In its first year as a credit-bearing academic course, the theatre class at Martha’s Vineyard Regional High School has been giving nearly two dozen students an unexpected education in adaptability as they retool their planned Christmas stage show into a filmed performance. The show, complete with Minnesingers, screens this weekend at the Martha’s Vineyard Drive-In by reservation only.

“It’s a little bit complicated to explain, I suppose, but what isn’t these days? It’s all new territory,” said theatre teacher Brooke Hardman Ditchfield, who with music teacher Abigail Chandler and 22 students has been working since late summer on It’s a Wonderful Life: A Live Radio Play.

Originally planned for a weekend of socially distanced live shows at the drive-in, the period drama by Joe Landry—it imagines a 1940s radio troupe performing the script of the beloved Christmas movie It’s a Wonderful Life—will instead appear onscreen, edited from three weeks’ worth of recordings made during Zoom online classes.

“What we’re going to present this weekend is essentially the final for this unit,” Ms. Hardman Ditchfield said. “It also happens to be a really wonderful thing to watch.”

This weekend’s shows will also include the Minnesingers, who have recorded a series of songs that will run throughout the evening at the drive-in and provide a rare opportunity to hear the school’s elite chorus in this music-muffling pandemic year.

Admission to the screenings is free with advance reservations, but donations to the singing group are encouraged, Ms. Hardman Ditchfield said.

“The Minnesingers have lost every single fundraising opportunity they had this year,” she said. “They haven’t had the spring show. They haven’t had the Christmas show.”

About three weeks ago, Ms. Hardman Ditchfield and Ms. Chandler learned from local health authorities that the Covid-19 surge would rule out in-person performances, even outdoors with social distancing and individual microphones for each performer.

“We’d been planning this since August,” Ms. Hardman Ditchfield said, with a sigh. “It was very Covid-19-protocol friendly... Then we thought, ‘Okay, can we film it?’” Her husband, Martha’s Vineyard Film Festival programming director and drive-in impresario Brian Ditchfield, encouraged the idea, she said. “We talked to the students, and everybody agreed they wanted to do something. We didn’t want to give up.”

Class members easily made the transition to the virtual medium, she said, building elaborate sets in their homes, showing up in costume for class and putting in extra time when needed.

“They have been such troupers, and so dedicated. It was a crash course, not only in acting for film but acting for film over Zoom.”

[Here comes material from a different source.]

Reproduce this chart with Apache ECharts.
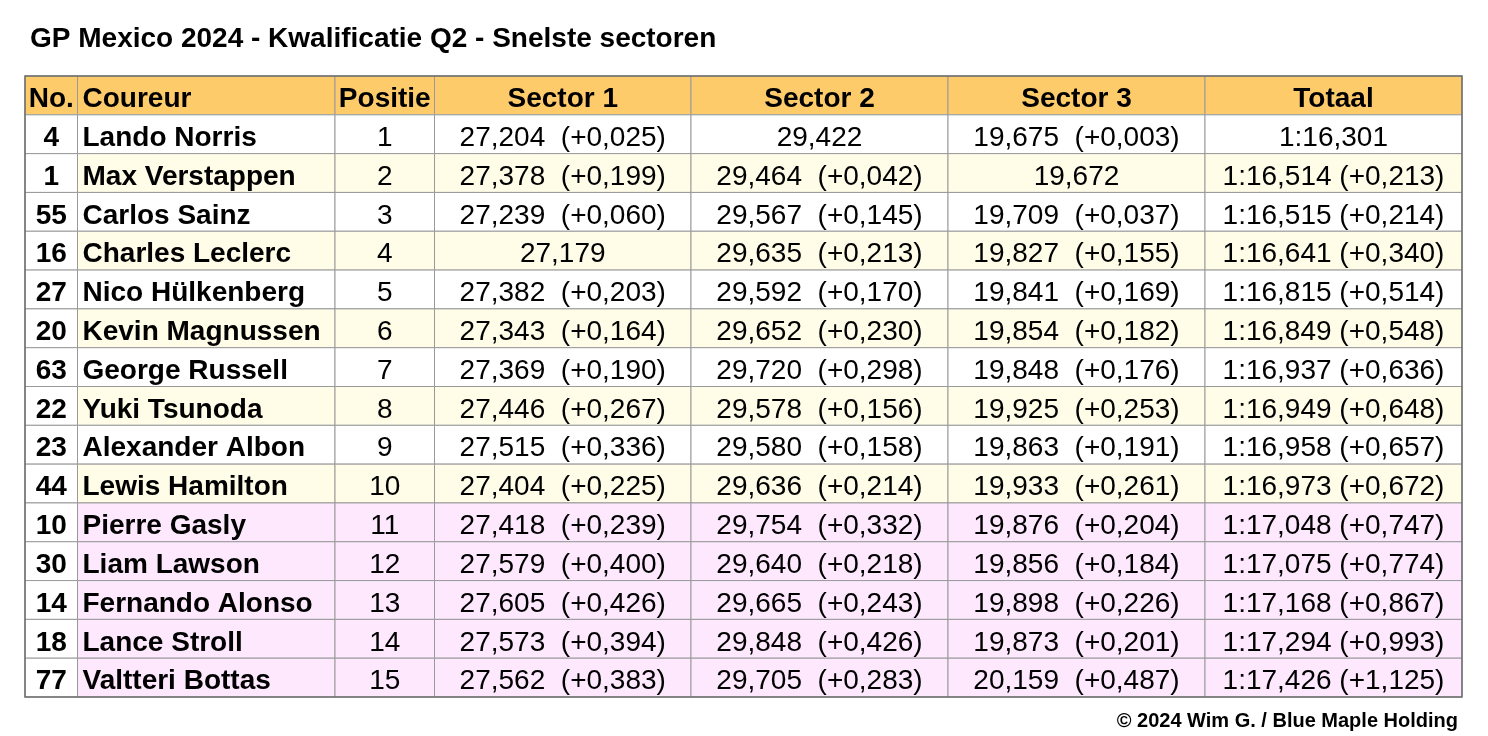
<!DOCTYPE html>
<html>
<head>
<meta charset="utf-8">
<style>html,body{margin:0;padding:0;background:#fff;}#c{width:1488px;height:736px;}</style>
<script src="https://cdn.jsdelivr.net/npm/echarts@6/dist/echarts.min.js"></script>
</head>
<body>
<div id="c"></div>
<script>
const titleText = 'GP Mexico 2024 - Kwalificatie Q2 - Snelste sectoren';
const footerText = '© 2024 Wim G. / Blue Maple Holding';
const headers = ['No.', 'Coureur', 'Positie', 'Sector 1', 'Sector 2', 'Sector 3', 'Totaal'];
const nums = ['4','1','55','16','27','20','63','22','23','44','10','30','14','18','77'];
const drivers = ['Lando Norris','Max Verstappen','Carlos Sainz','Charles Leclerc','Nico Hülkenberg','Kevin Magnussen','George Russell','Yuki Tsunoda','Alexander Albon','Lewis Hamilton','Pierre Gasly','Liam Lawson','Fernando Alonso','Lance Stroll','Valtteri Bottas'];
const positions = ['1','2','3','4','5','6','7','8','9','10','11','12','13','14','15'];
const s1 = ['27,204','27,378','27,239','27,179','27,382','27,343','27,369','27,446','27,515','27,404','27,418','27,579','27,605','27,573','27,562'];
const s1Gap = ['+0,025','+0,199','+0,060',null,'+0,203','+0,164','+0,190','+0,267','+0,336','+0,225','+0,239','+0,400','+0,426','+0,394','+0,383'];
const s2 = ['29,422','29,464','29,567','29,635','29,592','29,652','29,720','29,578','29,580','29,636','29,754','29,640','29,665','29,848','29,705'];
const s2Gap = [null,'+0,042','+0,145','+0,213','+0,170','+0,230','+0,298','+0,156','+0,158','+0,214','+0,332','+0,218','+0,243','+0,426','+0,283'];
const s3 = ['19,675','19,672','19,709','19,827','19,841','19,854','19,848','19,925','19,863','19,933','19,876','19,856','19,898','19,873','20,159'];
const s3Gap = ['+0,003',null,'+0,037','+0,155','+0,169','+0,182','+0,176','+0,253','+0,191','+0,261','+0,204','+0,184','+0,226','+0,201','+0,487'];
const totals = ['1:16,301','1:16,514','1:16,515','1:16,641','1:16,815','1:16,849','1:16,937','1:16,949','1:16,958','1:16,973','1:17,048','1:17,075','1:17,168','1:17,294','1:17,426'];
const totalGap = [null,'+0,213','+0,214','+0,340','+0,514','+0,548','+0,636','+0,648','+0,657','+0,672','+0,747','+0,774','+0,867','+0,993','+1,125'];

// layout (column edges in table units, px)
const colEdges = [0, 52.5, 310, 409.5, 666, 923, 1180, 1437];
const FONT = '"Liberation Sans", Arial, Helvetica, sans-serif';
const C_HEAD = '#fecb6b', C_WHITE = '#ffffff', C_YELLOW = '#fffde8', C_PINK = '#fde8fd';

const rowCats = ['header'].concat(nums.map((n, i) => 'r' + i));
const sec = (t, g) => g ? t + '  (' + g + ')' : t;
const tot = (t, g) => g ? t + ' (' + g + ')' : t;

const cells = [];
headers.forEach((h, c) => cells.push({ value: [c, 0], text: h }));
nums.forEach((n, i) => {
  const r = i + 1;
  const vals = [n, drivers[i], positions[i], sec(s1[i], s1Gap[i]), sec(s2[i], s2Gap[i]), sec(s3[i], s3Gap[i]), tot(totals[i], totalGap[i])];
  vals.forEach((v, c) => cells.push({ value: [c, r], text: v }));
});

function cellFill(c, r) {
  if (r === 0) return C_HEAD;
  if (c === 0) return C_WHITE;
  const i = r - 1;
  if (i >= 10) return C_PINK;
  return i % 2 === 0 ? C_WHITE : C_YELLOW;
}

function renderCell(params, api) {
  const c = api.value(0), r = api.value(1);
  const cell = cells[params.dataIndex];
  const center = api.coord([0, r]);
  const h = api.size([0, 1])[1];
  const x0 = api.coord([colEdges[c], r])[0];
  const x1 = api.coord([colEdges[c + 1], r])[0];
  const y0 = center[1] - h / 2;
  const bold = (r === 0) || c === 0 || c === 1;
  const leftAlign = (c === 1);
  return {
    type: 'group',
    children: [
      { type: 'rect', shape: { x: x0, y: y0, width: x1 - x0, height: h },
        style: { fill: cellFill(c, r), stroke: '#9a9a9a', lineWidth: 1 } },
      { type: 'text',
        style: { text: cell.text, x: leftAlign ? x0 + 5 : (x0 + x1) / 2, y: center[1] + 4,
          align: leftAlign ? 'left' : 'center', verticalAlign: 'middle',
          font: (bold ? 'bold ' : '') + '28px ' + FONT, fill: '#000' } }
    ]
  };
}

function renderFrame(params, api) {
  const h = api.size([0, 1])[1];
  const top = api.coord([0, 0])[1] - h / 2;
  const bottom = api.coord([0, rowCats.length - 1])[1] + h / 2;
  const x0 = api.coord([colEdges[0], 0])[0];
  const x1 = api.coord([colEdges[colEdges.length - 1], 0])[0];
  return { type: 'rect', shape: { x: x0, y: top, width: x1 - x0, height: bottom - top },
    style: { fill: null, stroke: '#6e6e6e', lineWidth: 1.5 } };
}

const chart = echarts.init(document.getElementById('c'), null, { renderer: 'canvas' });
chart.setOption({
  backgroundColor: '#ffffff',
  animation: false,
  title: [
    { text: titleText, left: 30, top: 25, padding: 0, textStyle: { fontFamily: FONT, fontWeight: 'bold', fontSize: 28, color: '#000' } },
    { text: footerText, right: 30, top: 711, padding: 0, textStyle: { fontFamily: FONT, fontWeight: 'bold', fontSize: 20, color: '#000' } }
  ],
  grid: { left: 25, right: 26, top: 76, bottom: 39 },
  xAxis: { type: 'value', min: 0, max: colEdges[colEdges.length - 1], show: false },
  yAxis: { type: 'category', data: rowCats, inverse: true, show: false },
  series: [
    { type: 'custom', renderItem: renderCell, data: cells, clip: false, silent: true },
    { type: 'custom', renderItem: renderFrame, data: [[0, 0]], clip: false, silent: true, z: 3 }
  ]
});
</script>
</body>
</html>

During in-class Zoom performances, Ms. Chandler would record a view including all the students while Ms. Hardman Ditchfield recorded individual speakers—the equivalent of wide takes and close-ups. The Ditchfields have been editing this virtual footage into the finished movie audiences will see at the drive-in on Friday and Saturday nights.

“We’ve kind of learned how to make something in this new medium. It isn’t quite theatre, it isn’t quite Zoom … it isn’t TV, it isn’t a live concert,” Ms. Hardman Ditchfield said.

And it will be a radio play—a real one. With the help of Laurel Redington at WMVY, the performance will be broadcast on Dec. 20 at 7 p.m., Dec. 25 at 6 p.m. and Dec. 27 at 11 p.m.

The show’s cast includes MVRHS senior Hayleigh Lecoq as Mary Bailey, junior Emmett Favreau as George Bailey and senior Sarah Lytle as Clarence the angel. While this is the culmination of student work for the semester, it is just the start of the theatre department’s 2020-2021 performance schedule.

“The pandemic hit, but we managed to plan a whole season of theatre,” Ms. Hardman Ditchfield said.

In February, the class will present a concert of solo performances called Silver Linings Showcase, she said. “The plan is to film that and screen that around the time that we normally would have done the musical.”

And in May, the class will performthe musical Bright Star by Steve Martin and Edie Brickell, in a newly-released concert version.

“I have been obsessed with this musical for years,” Ms. Hardman Ditchfield said. “I think the music is brilliant, and the story is amazing. And it’s based on a true story.”

The current plan is for the May show to be performed outdoors at the drive-in and also live streamed. “We actually have the room at the drive-in to have live musicians, and the students, socially distanced,” Ms. Hardman Ditchfield said.

It’s A Wonderful Life: A Live Radio Play screens at 6:30 p.m. on Friday, Dec. 18 and 4:30 p.m. on Saturday, Dec. 19 at the Martha’s Vineyard Drive-In in Oak Bluffs.

Admission is by reservation only at docs.google.com/forms/d/e/1FAIpQLScs2kzIrWE1WgH_ge0_8fAvZstZ18NaITi-AyP7sAH-9_Untw/viewform?usp=send_form.